Expecting to be done quickly. 

But instead, I sat in transition at 9cm until about 9pm, when my water finally broke.

4 hours in transition.

For those of you who don’t know… transition is, in my opinion, the hardest stage of labor. It’s intense. It’s excruciating. And its usually the point in labor when the laborer says, “I can’t do this anymore. It’s too much.”

It’s the stage of labor that I had been dreading the most for the last nine months… and again, Jesus laughed at me (much more gently and sympathetically this time)… and I got to sit in the space I was afraid of the most…

For 4 hours.

NOT what I was expecting.

But 38 minutes after my water broke, she was in my arms. 

Pink and perfect.


Labor is hard.

Always.

It is brutal and excruciating.

But I had an amazing support system with this one…. One that I wasn’t expecting.

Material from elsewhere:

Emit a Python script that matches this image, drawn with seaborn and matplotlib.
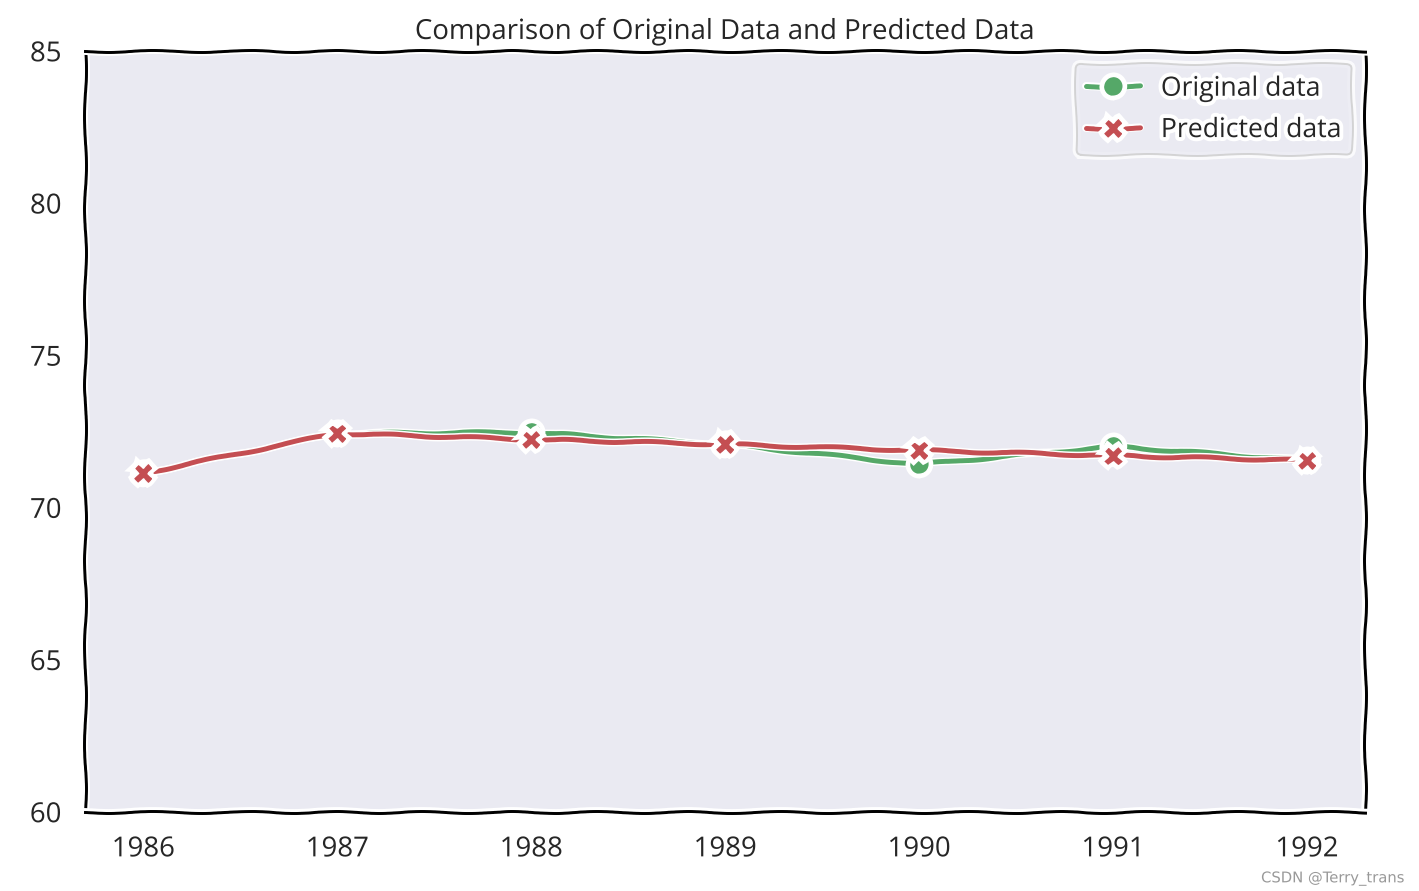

I always tell Brady that there is no way I could go through the birthing process without him.

He is my coach in every sense. He is my rock. He is my encourager. He is my voice of reason when my mind begins to turn against the process. And again, he grounded me and loved me so well in all of the labor stages with Emmarie… even though I was a crab for a solid week. 

We have an amazing friend who serves as a doula. She came alongside me during the last few days of my labor to help move things along… her advice and her care were what helped to shift my frustration into peace in the last few hours, and her presence in the delivery room helped steady me even more. She was a gift, and I’m so thankful that she stepped in when she did. 

Even though we didn’t plan it this way, almost my whole girl tribe was there cheering me on, and helping to turn off unnecessary and incessant monitor beeping (be friends with a nursing student, kids).

And lastly, after months of being on purpose about praying for a nurse who would be a perfect fit for us, we were blessed with the Canadian triage nurse, who then made sure that we were given to someone who fit our natural vibes. And she rocked. This awesome young woman had worked as a nurse in a birthing center up until recently. Even more of a sweet touch, she ended up knowing Brady from a family connection years ago. Small world.


This wasn’t the story I was expecting, but it ended up being so much more than I could have hoped for. 

And isn’t that just the way that it goes? 

What has lived up to my expectation is this: Emmarie Mae is so loved by so many already. 

She is vital to our family, and has brought out the best in all of us.

Emmarie means brave and strong, Mae means pearl or treasure, and Faith means complete trust in the Lord.

If that doesn’t define our interaction with her so far, I’m at a loss.

She is perfectly placed. Perfectly timed. Perfectly perfect.